Examine each line of the data. Copy those that contain the string "chart".

-- Start --

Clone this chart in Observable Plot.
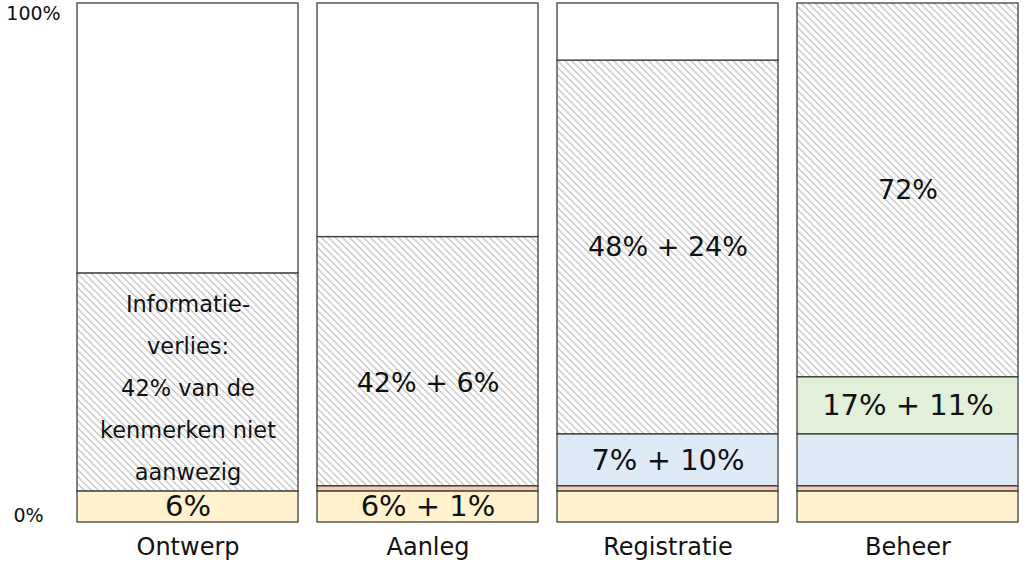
<!DOCTYPE html>
<html><head><meta charset="utf-8">
<script src="https://cdn.jsdelivr.net/npm/d3@7"></script>
<script src="https://cdn.jsdelivr.net/npm/@observablehq/plot@0.6"></script>
<style>body{margin:0;background:#fff;overflow:hidden}</style>
</head><body><div id="chart"></div>
<script>
// ---- data ----
const categories = ["Ontwerp", "Aanleg", "Registratie", "Beheer"];
const layerKeys = ["ontwerp", "aanleg", "registratie", "beheer", "verlies", "rest"];
const ontwerpValues     = [6, 6, 6, 6];
const aanlegValues      = [0, 1, 1, 1];
const registratieValues = [0, 0, 10, 10];
const beheerValues      = [0, 0, 0, 11];
const verliesValues     = [42, 48, 72, 72];
const restValues        = [52, 45, 11, 0];
const ontwerpLabels     = ["6%", "6% + 1%", "", ""];
const aanlegLabels      = ["", "", "", ""];
const registratieLabels = ["", "", "7% + 10%", ""];
const beheerLabels      = ["", "", "", "17% + 11%"];
const verliesLabels     = ["Informatie-\nverlies:\n42% van de\nkenmerken niet\naanwezig", "42% + 6%", "48% + 24%", "72%"];
const restLabels        = ["", "", "", ""];
const yTickLabels       = ["0%", "100%"];

// ---- styles ----
const layerFills = ["#FFF2CC", "#F8CBAD", "#DEEBF7", "#E2F0D9", "url(#hatch)", "#FFFFFF"];

// ---- table ----
const valueSets = [ontwerpValues, aanlegValues, registratieValues, beheerValues, verliesValues, restValues];
const labelSets = [ontwerpLabels, aanlegLabels, registratieLabels, beheerLabels, verliesLabels, restLabels];
const table = [];
layerKeys.forEach((key, li) => {
  categories.forEach((cat, ci) => {
    const v = valueSets[li][ci];
    if (v > 0) table.push({category: cat, layer: key, value: v, label: labelSets[li][ci]});
  });
});

const font = "'DejaVu Sans', sans-serif";
const txt = (pred) => (d) => (pred(d) && d.label) ? d.label : null;

const svg = Plot.plot({
  width: 1025, height: 562,
  marginLeft: 77, marginRight: 7, marginTop: 3, marginBottom: 40,
  x: {domain: categories, paddingInner: 0.08, paddingOuter: 0, label: null},
  y: {domain: [0, 100], axis: null},
  color: {domain: layerKeys, range: layerFills},
  style: {fontFamily: font, color: "#111", background: "#fff"},
  marks: [
    Plot.barY(table, Plot.stackY({x: "category", y: "value", fill: "layer", stroke: "#404040", strokeWidth: 1.3})),
    Plot.text(table, Plot.stackY({x: "category", y: "value",
      text: txt(d => d.layer !== "verlies"), fontSize: 29, fill: "#111"})),
    Plot.text(table, Plot.stackY({x: "category", y: "value",
      text: txt(d => d.layer === "verlies" && d.category !== "Ontwerp" && d.category !== "Aanleg"), fontSize: 27, fill: "#111"})),
    Plot.text(table, Plot.stackY({x: "category", y: "value",
      text: txt(d => d.layer === "verlies" && d.category === "Aanleg"), fontSize: 27, fill: "#111", dy: 22})),
    Plot.text(table, Plot.stackY({x: "category", y: "value",
      text: txt(d => d.layer === "verlies" && d.category === "Ontwerp"), fontSize: 22.5, lineHeight: 1.87, fill: "#111"})),
    Plot.axisX({tickSize: 0, tickPadding: 15, fontSize: 24, label: null, fill: "#111"}),
    Plot.text([yTickLabels[1]], {frameAnchor: "top-left", text: d => d, dx: -44, dy: 10, textAnchor: "middle", lineAnchor: "middle", fontSize: 19, fill: "#111"}),
    Plot.text([yTickLabels[0]], {frameAnchor: "bottom-left", text: d => d, dx: -49, dy: -7, textAnchor: "middle", lineAnchor: "middle", fontSize: 19, fill: "#111"})
  ]
});

const ns = "http://www.w3.org/2000/svg";
const defs = document.createElementNS(ns, "defs");
defs.innerHTML = '<pattern id="hatch" patternUnits="userSpaceOnUse" width="7" height="7">' +
  '<rect width="7" height="7" fill="#fff"/>' +
  '<path d="M0,0L7,7M-1,6L1,8M6,-1L8,1" stroke="#c6c6c6" stroke-width="1.3"/></pattern>';
svg.insertBefore(defs, svg.firstChild);
document.getElementById("chart").appendChild(svg);
</script>
</body></html>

-- End --

WRITTEN ANSWER →
Clone this chart in Observable Plot.
</head><body><div id="chart"></div>
document.getElementById("chart").appendChild(svg);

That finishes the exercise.